Problem statement
Transcribe only the part of the material below that begins at the line containing "Write the matplotlib code for this chart." and ends at the line containing "axes.append(ax)", with both kept and images left out.

Extracted data
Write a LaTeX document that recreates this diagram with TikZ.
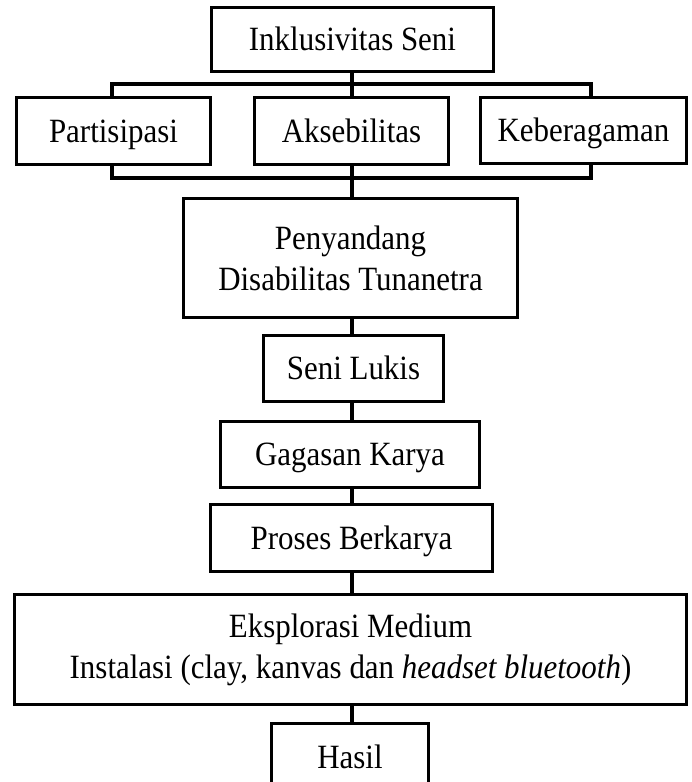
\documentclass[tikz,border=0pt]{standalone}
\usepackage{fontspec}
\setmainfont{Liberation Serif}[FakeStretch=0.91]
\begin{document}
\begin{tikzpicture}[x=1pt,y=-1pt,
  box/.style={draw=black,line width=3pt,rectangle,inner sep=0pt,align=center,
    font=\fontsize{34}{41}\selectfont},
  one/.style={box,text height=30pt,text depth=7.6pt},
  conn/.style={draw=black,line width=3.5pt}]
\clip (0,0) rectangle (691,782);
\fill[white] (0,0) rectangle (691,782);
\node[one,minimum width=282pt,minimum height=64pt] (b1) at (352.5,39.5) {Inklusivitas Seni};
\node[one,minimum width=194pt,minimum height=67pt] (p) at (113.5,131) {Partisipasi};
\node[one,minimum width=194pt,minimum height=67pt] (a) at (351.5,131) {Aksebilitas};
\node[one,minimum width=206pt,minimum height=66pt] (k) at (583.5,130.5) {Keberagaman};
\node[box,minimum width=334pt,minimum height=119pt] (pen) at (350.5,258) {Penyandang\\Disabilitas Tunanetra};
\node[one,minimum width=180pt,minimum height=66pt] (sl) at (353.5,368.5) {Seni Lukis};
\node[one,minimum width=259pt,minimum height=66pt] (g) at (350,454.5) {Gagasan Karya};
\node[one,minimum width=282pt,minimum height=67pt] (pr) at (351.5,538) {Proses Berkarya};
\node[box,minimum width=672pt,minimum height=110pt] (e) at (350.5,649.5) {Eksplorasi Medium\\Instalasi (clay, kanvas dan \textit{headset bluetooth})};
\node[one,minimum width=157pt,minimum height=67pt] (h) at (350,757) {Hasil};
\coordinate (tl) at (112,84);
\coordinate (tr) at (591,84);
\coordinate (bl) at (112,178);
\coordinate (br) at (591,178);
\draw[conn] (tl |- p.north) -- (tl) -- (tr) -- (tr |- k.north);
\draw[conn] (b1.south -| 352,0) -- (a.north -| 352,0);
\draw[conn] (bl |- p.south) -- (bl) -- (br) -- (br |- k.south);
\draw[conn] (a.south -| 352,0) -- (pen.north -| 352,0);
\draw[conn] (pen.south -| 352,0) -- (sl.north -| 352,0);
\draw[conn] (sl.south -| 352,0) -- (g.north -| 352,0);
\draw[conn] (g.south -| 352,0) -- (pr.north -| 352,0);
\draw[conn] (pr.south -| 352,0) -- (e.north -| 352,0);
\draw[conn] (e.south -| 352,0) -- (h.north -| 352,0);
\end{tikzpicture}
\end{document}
...
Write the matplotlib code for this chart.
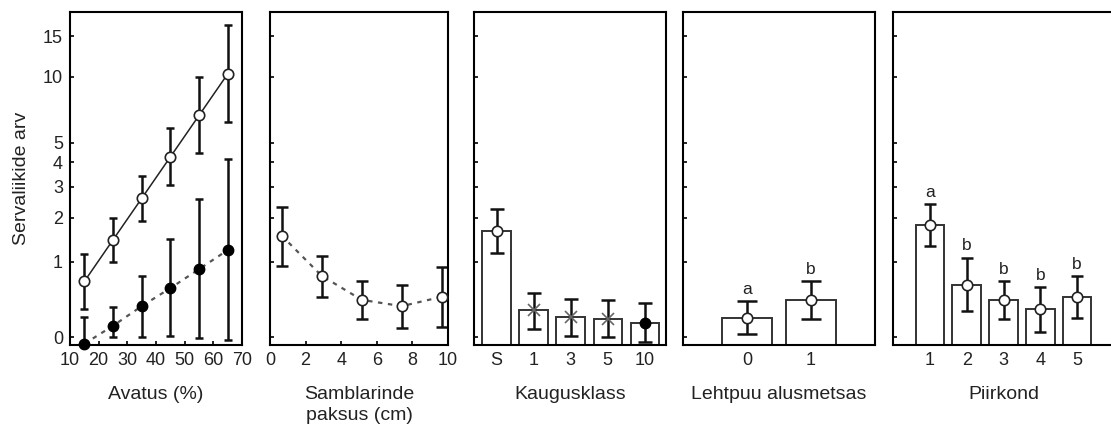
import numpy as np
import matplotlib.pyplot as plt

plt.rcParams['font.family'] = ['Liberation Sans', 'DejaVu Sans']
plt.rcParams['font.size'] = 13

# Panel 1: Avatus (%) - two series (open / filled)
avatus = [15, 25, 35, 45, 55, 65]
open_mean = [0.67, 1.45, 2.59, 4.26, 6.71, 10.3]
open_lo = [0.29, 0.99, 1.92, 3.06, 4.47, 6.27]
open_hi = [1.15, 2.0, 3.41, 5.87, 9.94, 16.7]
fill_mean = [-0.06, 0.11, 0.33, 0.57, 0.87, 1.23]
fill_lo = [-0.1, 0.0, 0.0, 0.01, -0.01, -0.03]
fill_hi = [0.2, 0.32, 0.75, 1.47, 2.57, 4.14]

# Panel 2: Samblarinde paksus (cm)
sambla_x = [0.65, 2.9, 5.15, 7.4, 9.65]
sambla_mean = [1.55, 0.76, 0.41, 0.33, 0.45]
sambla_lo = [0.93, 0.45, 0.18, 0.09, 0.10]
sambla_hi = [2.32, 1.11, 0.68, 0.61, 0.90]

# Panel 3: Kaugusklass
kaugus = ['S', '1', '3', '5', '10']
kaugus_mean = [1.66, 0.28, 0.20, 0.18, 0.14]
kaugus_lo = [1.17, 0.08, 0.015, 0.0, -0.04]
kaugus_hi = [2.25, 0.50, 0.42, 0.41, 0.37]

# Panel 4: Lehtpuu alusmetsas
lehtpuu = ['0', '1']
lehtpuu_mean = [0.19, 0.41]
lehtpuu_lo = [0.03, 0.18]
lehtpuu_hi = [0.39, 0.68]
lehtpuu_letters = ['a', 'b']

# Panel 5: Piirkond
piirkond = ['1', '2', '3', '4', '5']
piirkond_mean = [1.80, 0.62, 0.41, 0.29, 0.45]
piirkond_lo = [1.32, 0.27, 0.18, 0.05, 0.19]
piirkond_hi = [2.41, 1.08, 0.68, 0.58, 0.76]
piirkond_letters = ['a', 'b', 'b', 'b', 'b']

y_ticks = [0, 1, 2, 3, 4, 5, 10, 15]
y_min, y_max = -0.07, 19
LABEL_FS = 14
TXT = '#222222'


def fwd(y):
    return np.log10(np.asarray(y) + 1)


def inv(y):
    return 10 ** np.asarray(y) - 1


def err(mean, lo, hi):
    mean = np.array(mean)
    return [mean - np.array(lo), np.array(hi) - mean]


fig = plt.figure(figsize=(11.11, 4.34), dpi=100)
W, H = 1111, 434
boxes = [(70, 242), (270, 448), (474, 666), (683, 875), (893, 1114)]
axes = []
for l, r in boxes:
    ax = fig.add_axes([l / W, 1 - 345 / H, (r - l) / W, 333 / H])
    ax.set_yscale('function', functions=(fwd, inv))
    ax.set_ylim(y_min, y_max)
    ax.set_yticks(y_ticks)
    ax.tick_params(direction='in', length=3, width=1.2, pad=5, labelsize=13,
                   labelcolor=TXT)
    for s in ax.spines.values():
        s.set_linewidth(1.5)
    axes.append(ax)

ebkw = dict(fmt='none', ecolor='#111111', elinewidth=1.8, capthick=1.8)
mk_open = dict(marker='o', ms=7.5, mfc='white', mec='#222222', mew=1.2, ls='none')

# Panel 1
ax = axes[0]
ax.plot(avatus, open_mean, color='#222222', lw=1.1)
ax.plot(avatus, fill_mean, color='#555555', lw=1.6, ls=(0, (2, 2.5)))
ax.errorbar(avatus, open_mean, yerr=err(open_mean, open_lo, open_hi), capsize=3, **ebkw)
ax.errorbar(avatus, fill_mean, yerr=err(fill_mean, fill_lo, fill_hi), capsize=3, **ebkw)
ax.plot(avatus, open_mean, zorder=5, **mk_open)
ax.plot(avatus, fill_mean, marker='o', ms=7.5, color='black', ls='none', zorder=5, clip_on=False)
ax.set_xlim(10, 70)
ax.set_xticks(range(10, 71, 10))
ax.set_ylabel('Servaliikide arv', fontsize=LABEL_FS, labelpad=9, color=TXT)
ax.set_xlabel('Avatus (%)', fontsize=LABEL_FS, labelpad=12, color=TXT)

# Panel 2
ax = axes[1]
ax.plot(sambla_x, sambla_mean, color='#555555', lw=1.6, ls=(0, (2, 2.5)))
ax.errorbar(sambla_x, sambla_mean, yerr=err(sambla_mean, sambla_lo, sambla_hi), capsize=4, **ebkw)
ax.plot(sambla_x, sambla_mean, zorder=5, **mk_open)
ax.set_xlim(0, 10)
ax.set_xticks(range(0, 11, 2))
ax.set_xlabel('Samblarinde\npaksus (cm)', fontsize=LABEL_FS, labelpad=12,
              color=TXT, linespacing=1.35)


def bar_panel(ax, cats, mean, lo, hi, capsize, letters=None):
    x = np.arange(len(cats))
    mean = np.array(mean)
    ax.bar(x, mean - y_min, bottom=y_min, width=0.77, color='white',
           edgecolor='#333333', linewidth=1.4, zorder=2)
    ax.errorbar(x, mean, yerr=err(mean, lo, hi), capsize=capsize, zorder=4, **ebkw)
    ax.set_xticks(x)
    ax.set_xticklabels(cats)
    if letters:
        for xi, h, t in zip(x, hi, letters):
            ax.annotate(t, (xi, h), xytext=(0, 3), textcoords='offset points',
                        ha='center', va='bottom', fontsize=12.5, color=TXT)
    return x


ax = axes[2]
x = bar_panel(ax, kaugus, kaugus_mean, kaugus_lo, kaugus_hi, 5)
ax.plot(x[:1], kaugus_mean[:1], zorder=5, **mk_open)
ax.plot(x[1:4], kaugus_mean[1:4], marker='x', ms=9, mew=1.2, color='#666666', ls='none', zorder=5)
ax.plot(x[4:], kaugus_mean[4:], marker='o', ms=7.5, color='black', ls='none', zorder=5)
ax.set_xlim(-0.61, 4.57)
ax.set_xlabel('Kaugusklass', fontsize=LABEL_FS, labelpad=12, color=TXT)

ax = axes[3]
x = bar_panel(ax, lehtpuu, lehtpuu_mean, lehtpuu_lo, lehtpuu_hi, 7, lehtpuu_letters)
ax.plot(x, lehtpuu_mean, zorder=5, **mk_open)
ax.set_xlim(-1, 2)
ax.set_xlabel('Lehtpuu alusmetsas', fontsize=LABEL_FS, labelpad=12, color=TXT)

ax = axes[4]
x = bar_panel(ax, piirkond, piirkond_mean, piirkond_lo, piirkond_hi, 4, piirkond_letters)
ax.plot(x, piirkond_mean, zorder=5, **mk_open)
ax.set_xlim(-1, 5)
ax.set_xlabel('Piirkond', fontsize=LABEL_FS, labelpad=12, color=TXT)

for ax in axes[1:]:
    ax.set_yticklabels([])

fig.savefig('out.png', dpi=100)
==
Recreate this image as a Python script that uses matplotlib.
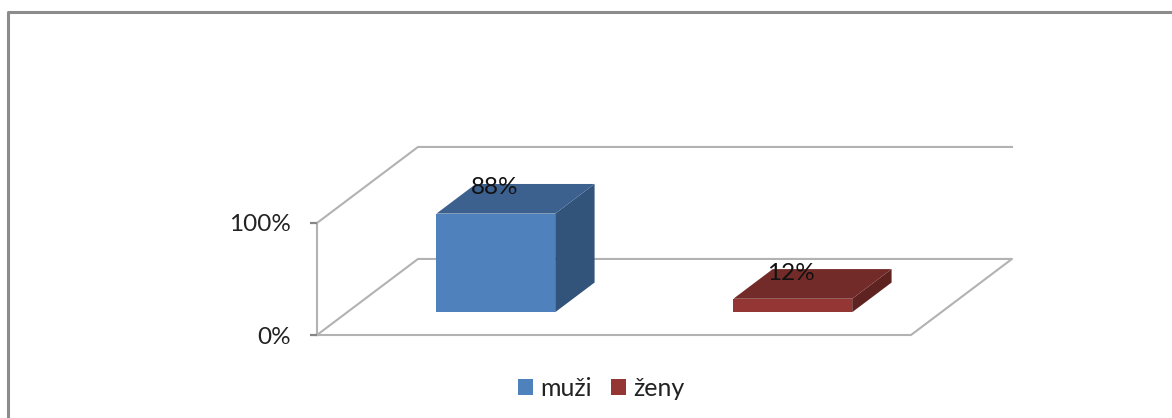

Exercise result
Write the matplotlib code for this chart.
import numpy as np
import matplotlib.pyplot as plt

plt.rcParams['font.family'] = ['Liberation Sans', 'DejaVu Sans']
plt.rcParams['font.size'] = 13

# Panel 1: Avatus (%) - two series (open / filled)
avatus = [15, 25, 35, 45, 55, 65]
open_mean = [0.67, 1.45, 2.59, 4.26, 6.71, 10.3]
open_lo = [0.29, 0.99, 1.92, 3.06, 4.47, 6.27]
open_hi = [1.15, 2.0, 3.41, 5.87, 9.94, 16.7]
fill_mean = [-0.06, 0.11, 0.33, 0.57, 0.87, 1.23]
fill_lo = [-0.1, 0.0, 0.0, 0.01, -0.01, -0.03]
fill_hi = [0.2, 0.32, 0.75, 1.47, 2.57, 4.14]

# Panel 2: Samblarinde paksus (cm)
sambla_x = [0.65, 2.9, 5.15, 7.4, 9.65]
sambla_mean = [1.55, 0.76, 0.41, 0.33, 0.45]
sambla_lo = [0.93, 0.45, 0.18, 0.09, 0.10]
sambla_hi = [2.32, 1.11, 0.68, 0.61, 0.90]

# Panel 3: Kaugusklass
kaugus = ['S', '1', '3', '5', '10']
kaugus_mean = [1.66, 0.28, 0.20, 0.18, 0.14]
kaugus_lo = [1.17, 0.08, 0.015, 0.0, -0.04]
kaugus_hi = [2.25, 0.50, 0.42, 0.41, 0.37]

# Panel 4: Lehtpuu alusmetsas
lehtpuu = ['0', '1']
lehtpuu_mean = [0.19, 0.41]
lehtpuu_lo = [0.03, 0.18]
lehtpuu_hi = [0.39, 0.68]
lehtpuu_letters = ['a', 'b']

# Panel 5: Piirkond
piirkond = ['1', '2', '3', '4', '5']
piirkond_mean = [1.80, 0.62, 0.41, 0.29, 0.45]
piirkond_lo = [1.32, 0.27, 0.18, 0.05, 0.19]
piirkond_hi = [2.41, 1.08, 0.68, 0.58, 0.76]
piirkond_letters = ['a', 'b', 'b', 'b', 'b']

y_ticks = [0, 1, 2, 3, 4, 5, 10, 15]
y_min, y_max = -0.07, 19
LABEL_FS = 14
TXT = '#222222'


def fwd(y):
    return np.log10(np.asarray(y) + 1)


def inv(y):
    return 10 ** np.asarray(y) - 1


def err(mean, lo, hi):
    mean = np.array(mean)
    return [mean - np.array(lo), np.array(hi) - mean]


fig = plt.figure(figsize=(11.11, 4.34), dpi=100)
W, H = 1111, 434
boxes = [(70, 242), (270, 448), (474, 666), (683, 875), (893, 1114)]
axes = []
for l, r in boxes:
    ax = fig.add_axes([l / W, 1 - 345 / H, (r - l) / W, 333 / H])
    ax.set_yscale('function', functions=(fwd, inv))
    ax.set_ylim(y_min, y_max)
    ax.set_yticks(y_ticks)
    ax.tick_params(direction='in', length=3, width=1.2, pad=5, labelsize=13,
                   labelcolor=TXT)
    for s in ax.spines.values():
        s.set_linewidth(1.5)
    axes.append(ax)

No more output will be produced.